L’effondrement de l’économie qui a suivi cette crise sanitaire sans précédent a été de courte durée et ses effets ont été limités en raison de l’intervention financière massive du gouvernement fédéral américain qui avait appris des crises antérieures, dont celle de l’immobilier en 2007 qui avait été marquée par une forte hausse du chômage.

Grâce au soutien financier du gouvernement fédéral, les ménages américains ont pu continuer à dépenser malgré le dérèglement généralisé des chaînes d’approvisionnement.

Mais la forte demande des ménages conjuguée à une offre incapable d’y répondre a généré l’inflation que l’on a connue depuis et qui a entraîné la forte hausse des taux d’intérêt que l’on a vécue en 2022-2023.

On en est là aujourd’hui, on tente toujours de juguler l’inflation et on attend pourtant un allégement des taux d’intérêt que l’on espérait dès le mois de mars aux États-Unis.

Une déception qui coûte cher

Voilà pour la genèse de la situation économique américaine, qui teinte évidemment beaucoup la situation économique canadienne et québécoise.

Depuis que la poussée de l’inflation a été maîtrisée et que l’on observe chaque mois un déclin de sa progression, une majorité d’analystes aux États-Unis ont tenu pour acquis que la Réserve fédérale allait procéder à une première réduction de son taux directeur lors de la réunion du comité de la politique monétaire du mois de mars.

Surprise, on a appris mardi que le taux d’inflation, qui était de 3,4 % en décembre aux États-Unis, s’est établi à 3,1 % en janvier, alors que les économistes avaient anticipé une progression sous la barre des 3 % pour ce mois.

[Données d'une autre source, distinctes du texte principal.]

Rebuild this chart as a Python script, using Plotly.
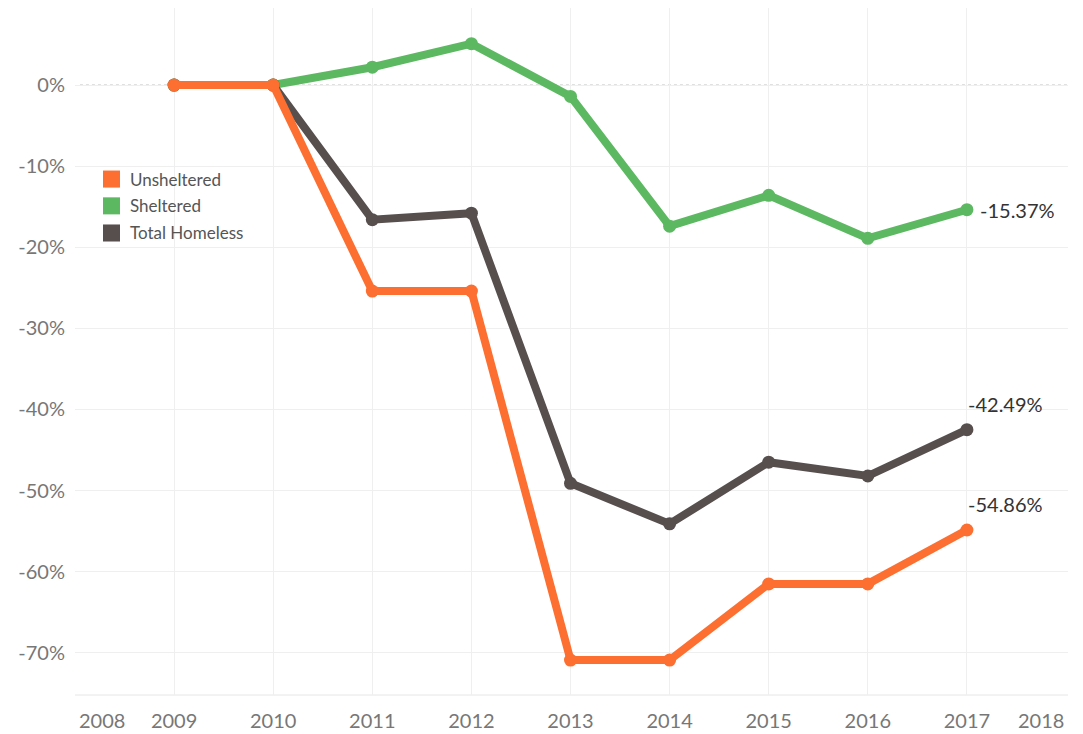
import plotly.graph_objects as go

years = [2009, 2010, 2011, 2012, 2013, 2014, 2015, 2016, 2017]
unsheltered = [0.0, 0.0, -0.254, -0.254, -0.709, -0.709, -0.615, -0.615, -0.5486]
sheltered = [0.0, 0.0, 0.022, 0.051, -0.014, -0.174, -0.136, -0.189, -0.1537]
total = [0.0, 0.0, -0.166, -0.158, -0.491, -0.541, -0.465, -0.482, -0.4249]

series_names = ["Unsheltered", "Sheltered", "Total Homeless"]
colors = {"Unsheltered": "#FD6F30", "Sheltered": "#5DB862", "Total Homeless": "#574F4D"}
values = {"Unsheltered": unsheltered, "Sheltered": sheltered, "Total Homeless": total}

y_ticks = [0, -0.1, -0.2, -0.3, -0.4, -0.5, -0.6, -0.7]
y_labels = ["0%", "-10%", "-20%", "-30%", "-40%", "-50%", "-60%", "-70%"]
x_ticks = [2008, 2009, 2010, 2011, 2012, 2013, 2014, 2015, 2016, 2017]
x_labels = ["", "2009", "2010", "2011", "2012", "2013", "2014", "2015", "2016", "2017"]
edge_labels = [(2008, "2008"), (2018, "2018")]

FONT = "Lato"
TICK_SIZE = 20
fig = go.Figure()

# draw order: sheltered, total, unsheltered on top
for name in ["Sheltered", "Total Homeless", "Unsheltered"]:
    fig.add_trace(go.Scatter(
        x=years, y=values[name], mode="lines+markers", name=name,
        line=dict(color=colors[name], width=8),
        marker=dict(color=colors[name], size=13),
        showlegend=False, hoverinfo="skip"))

# end labels
lab_font = dict(family=FONT, size=20, color="#333333")
fig.add_annotation(x=years[-1], y=sheltered[-1], text=f"{sheltered[-1]*100:.2f}%",
                   showarrow=False, xanchor="left", yanchor="middle", xshift=11,
                   font=lab_font)
fig.add_annotation(x=years[-1], y=total[-1], text=f"{total[-1]*100:.2f}%",
                   showarrow=False, xanchor="left", yanchor="middle", xshift=-1, yshift=26,
                   font=lab_font)
fig.add_annotation(x=years[-1], y=unsheltered[-1], text=f"{unsheltered[-1]*100:.2f}%",
                   showarrow=False, xanchor="left", yanchor="middle", xshift=-1, yshift=26,
                   font=lab_font)

# edge year labels
fig.add_annotation(x=edge_labels[0][0], y=0, yref="paper", text=edge_labels[0][1],
                   showarrow=False, xanchor="left", yanchor="middle", xshift=2, yshift=-25,
                   font=dict(family=FONT, size=TICK_SIZE, color="#777777"))
fig.add_annotation(x=edge_labels[1][0], y=0, yref="paper", text=edge_labels[1][1],
                   showarrow=False, xanchor="right", yanchor="middle", xshift=0, yshift=-25,
                   font=dict(family=FONT, size=TICK_SIZE, color="#777777"))

# custom legend (paper coordinates)
leg_y = [0.751, 0.712, 0.6725]
for name, yc in zip(series_names, leg_y):
    fig.add_shape(type="rect", xref="paper", yref="paper",
                  x0=0.0282, x1=0.0453, y0=yc - 0.0124, y1=yc + 0.0124,
                  fillcolor=colors[name], line=dict(width=0))
    fig.add_annotation(xref="paper", yref="paper", x=0.0534, y=yc, text=name,
                       showarrow=False, xanchor="left", yanchor="middle",
                       font=dict(family=FONT, size=17, color="#555555"))

# dotted zero reference line
fig.add_shape(type="line", xref="paper", x0=0, x1=1, y0=0, y1=0,
              line=dict(color="white", width=2), layer="below")
fig.add_shape(type="line", xref="paper", x0=0.005, x1=1, y0=0, y1=0,
              line=dict(color="#BBBBBB", width=1, dash="dot"), layer="below")
fig.add_shape(type="line", xref="paper", yref="paper", x0=0, x1=1, y0=0, y1=0,
              line=dict(color="#E6E6E6", width=1), layer="below")

fig.update_layout(
    width=1075, height=726,
    margin=dict(l=67, r=15, t=0, b=39),
    plot_bgcolor="white", paper_bgcolor="white",
    font=dict(family=FONT, color="#777777"),
    showlegend=False,
    xaxis=dict(range=[2008, 2018.02], tickvals=x_ticks, ticktext=x_labels,
               showgrid=True, gridcolor="#EFEFEF", gridwidth=1, zeroline=False,
               showline=False, automargin=False,
               tickfont=dict(family=FONT, size=TICK_SIZE, color="#777777"),
               ticklabelstandoff=12),
    yaxis=dict(range=[-0.752, 0.095], tickvals=y_ticks, ticktext=y_labels,
               showgrid=True, gridcolor="#EFEFEF", gridwidth=1, zeroline=False,
               automargin=False,
               tickfont=dict(family=FONT, size=TICK_SIZE, color="#777777"),
               ticklabelstandoff=9),
)

fig.write_html("out.html")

La déception a été vive sur les marchés boursiers nord-américains, qui ont tous enregistré des reculs importants durant la séance de mardi, notamment de 1,4 % pour le S&P 500 et de plus de 2 % pour l’indice S&P/TSX.

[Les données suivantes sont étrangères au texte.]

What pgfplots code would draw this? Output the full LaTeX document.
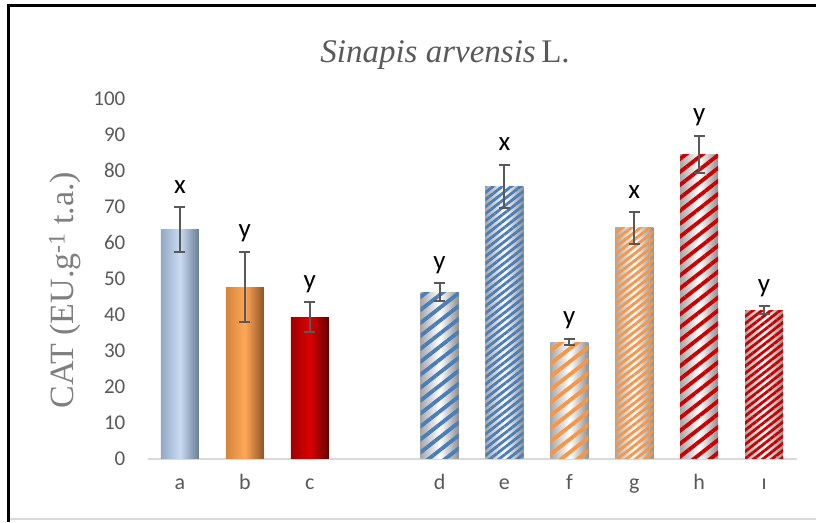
\documentclass[border=0pt]{standalone}
\usepackage{pgfplots}
\pgfplotsset{compat=1.18}
\usepackage{pgfplotstable}
\usepackage{fontspec}
\setmainfont{Liberation Serif}
\newfontfamily\calibri{Carlito}
\usetikzlibrary{patterns.meta}
\definecolor{tickgray}{HTML}{595959}
\definecolor{labgray}{HTML}{7F7F7F}
\definecolor{errgray}{HTML}{595959}
\definecolor{basegray}{HTML}{D9D9D9}
\definecolor{aL}{HTML}{94A9C4}\definecolor{aM}{HTML}{C8DBF2}\definecolor{aR}{HTML}{6A7C94}
\definecolor{bL}{HTML}{D4853C}\definecolor{bM}{HTML}{FFA757}\definecolor{bR}{HTML}{8F5527}
\definecolor{cL}{HTML}{A00000}\definecolor{cM}{HTML}{DA0000}\definecolor{cR}{HTML}{650000}
\definecolor{cylL}{HTML}{A8A8A8}\definecolor{cylR}{HTML}{909090}
\definecolor{pblue}{HTML}{4A7EBB}
\definecolor{porange}{HTML}{F79646}
\definecolor{pred}{HTML}{CC0000}
\pgfplotstableread{
x v e t lab
0 63.6 6.2 69.8 x
1 47.6 9.8 57.4 y
2 39.2 4.2 43.4 y
4 46.2 2.5 48.7 y
5 75.5 6.0 81.5 x
6 32.3 0.9 33.2 y
7 64.0 4.4 68.4 x
8 84.4 5.2 89.6 y
9 41.2 1.0 42.2 y
}\datatable
\pgfplotsset{cyl/.style={ybar, bar width=38pt, bar shift=0pt, draw=none, left color=cylL, right color=cylR, middle color=white},
  stripe/.style={ybar, bar width=38pt, bar shift=0pt, draw=none}}
\begin{document}
\begin{tikzpicture}[x=1pt,y=1pt]
\useasboundingbox (0,0) rectangle (816,522);
\fill[white] (0,0) rectangle (816,522);
\draw[black, line width=2.5pt] (8.5,0) -- (8.5,516.5) -- (816,516.5);
\draw[basegray, line width=1.5pt] (9.75,3) -- (816,3);
\node[anchor=base, text=tickgray, font=\fontsize{33}{35}\selectfont] at (445,459) {\textit{Sinapis arvensis}\,L.};
\node[rotate=90, text=labgray, font=\fontsize{34}{36}\selectfont] at (65,232) {CAT (EU.g\textsuperscript{-1} t.a.)};
\begin{axis}[
  at={(147.5pt,63.5pt)}, anchor=south west,
  scale only axis, width=649pt, height=360.2pt,
  xmin=-0.5, xmax=9.5, ymin=0, ymax=100,
  clip=false,
  axis x line*=bottom, axis y line*=left,
  x axis line style={draw=basegray, line width=2pt},
  y axis line style={draw=none},
  major tick length=0pt,
  tick style={draw=none},
  xtick={0,1,2,4,5,6,7,8,9},
  xticklabels={a,b,c,d,e,f,g,h,ı},
  ytick={0,10,...,100},
  /pgf/number format/assume math mode=true,
  yticklabel style={font=\calibri\fontsize{21}{23}\selectfont, text=tickgray, inner sep=0pt, anchor=east},
  yticklabel shift=22pt,
  xticklabel style={font=\calibri\fontsize{22}{24}\selectfont, text=tickgray, inner sep=0pt, anchor=base},
  xticklabel shift=31pt,
]
% solid bars
\addplot[ybar, bar width=38pt, bar shift=0pt, draw=none, left color=aL, right color=aR, middle color=aM] coordinates {(0,63.6)};
\addplot[ybar, bar width=38pt, bar shift=0pt, draw=none, left color=bL, right color=bR, middle color=bM] coordinates {(1,47.6)};
\addplot[ybar, bar width=38pt, bar shift=0pt, draw=none, left color=cL, right color=cR, middle color=cM] coordinates {(2,39.2)};
% patterned bars: cylinder base, one per bar
\addplot[cyl] coordinates {(4,46.2)};
\addplot[cyl] coordinates {(5,75.5)};
\addplot[cyl] coordinates {(6,32.3)};
\addplot[cyl] coordinates {(7,64.0)};
\addplot[cyl] coordinates {(8,84.4)};
\addplot[cyl] coordinates {(9,41.2)};
% stripes
\addplot[stripe, pattern={Lines[angle=38,distance=10.2pt,line width=3.8pt]}, pattern color=pblue] coordinates {(4,46.2)};
\addplot[stripe, pattern={Lines[angle=38,distance=5.6pt,line width=2.8pt]}, pattern color=pblue] coordinates {(5,75.5)};
\addplot[stripe, pattern={Lines[angle=38,distance=10.2pt,line width=3.8pt]}, pattern color=porange] coordinates {(6,32.3)};
\addplot[stripe, pattern={Lines[angle=38,distance=5.6pt,line width=2.8pt]}, pattern color=porange] coordinates {(7,64.0)};
\addplot[stripe, pattern={Lines[angle=38,distance=10.2pt,line width=3.8pt]}, pattern color=pred] coordinates {(8,84.4)};
\addplot[stripe, pattern={Lines[angle=38,distance=5.6pt,line width=2.8pt]}, pattern color=pred] coordinates {(9,41.2)};
% error bars
\addplot[draw=none, mark=none, forget plot,
  error bars/.cd, y dir=both, y explicit,
  error bar style={draw=errgray, line width=2pt},
  error mark options={rotate=90, mark size=5.5pt, line width=2pt, draw=errgray}]
  table[x=x, y=v, y error=e] \datatable;
% letters
\addplot[draw=none, mark=none, forget plot, nodes near coords, point meta=explicit symbolic,
  every node near coord/.style={anchor=base, yshift=14pt, inner sep=0pt, font=\calibri\fontsize{27}{29}\selectfont, text=black}]
  table[x=x, y=t, meta=lab] \datatable;
\end{axis}
\end{tikzpicture}
\end{document}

La certitude que les taux d’intérêt allaient baisser en mars s’est ainsi transformée en espoir que la Réserve fédérale procède à une première baisse au mois de mai, alors qu’une minorité d’analystes plus pessimistes s’attendent à un mouvement de repli seulement en juin prochain.

La réaction excessive des investisseurs qui ont fait reculer 92 % des titres boursiers durant la journée de mardi laisse entrevoir le retour d’une volatilité certaine au cours des prochains mois.

Selon le Financial Post, la séance de mardi est venue interrompre un ralliement qui durait depuis plus de 15 semaines, pendant lequel l’indice S&P 500 s’est apprécié d’un très surprenant 22 %.

En reculant de 1,4 %, le S&P 500 a enregistré mardi sa plus forte chute liée à la publication de l’indice des prix à la consommation depuis septembre 2022, lorsque l’inflation atteignait justement des niveaux records.

Signe que les sursauts boursiers de mardi ont été générés par un regain de volatilité, les principaux indices ont regagné en grande partie mercredi les pertes enregistrées la veille sur le coup d’une déception excessive.

Mais il faut rappeler que l’économie américaine a progressé de 2,5 % au cours de l’année 2023 malgré la plus importante et rapide hausse des taux d’intérêt de l’histoire récente.

Et qu’en dépit des bons chiffres sur l’emploi et la consommation qui continuent d’être régulièrement publiés, de nombreux économistes sont maintenant d’avis que l’économie américaine s’essoufflera en 2024, ce qui va amener la Réserve fédérale à accélérer les baisses de taux à partir de la deuxième moitié de l’année.

Mais ces réductions de taux arriveront trop tard, selon la Banque Nationale notamment, et l’économie américaine devrait entrer en récession en 2025. On le voit bien, ce ne sera pas évident de suivre et de comprendre l’évolution de l’économie tout au long de l’année. Il va falloir y aller un mois à la fois.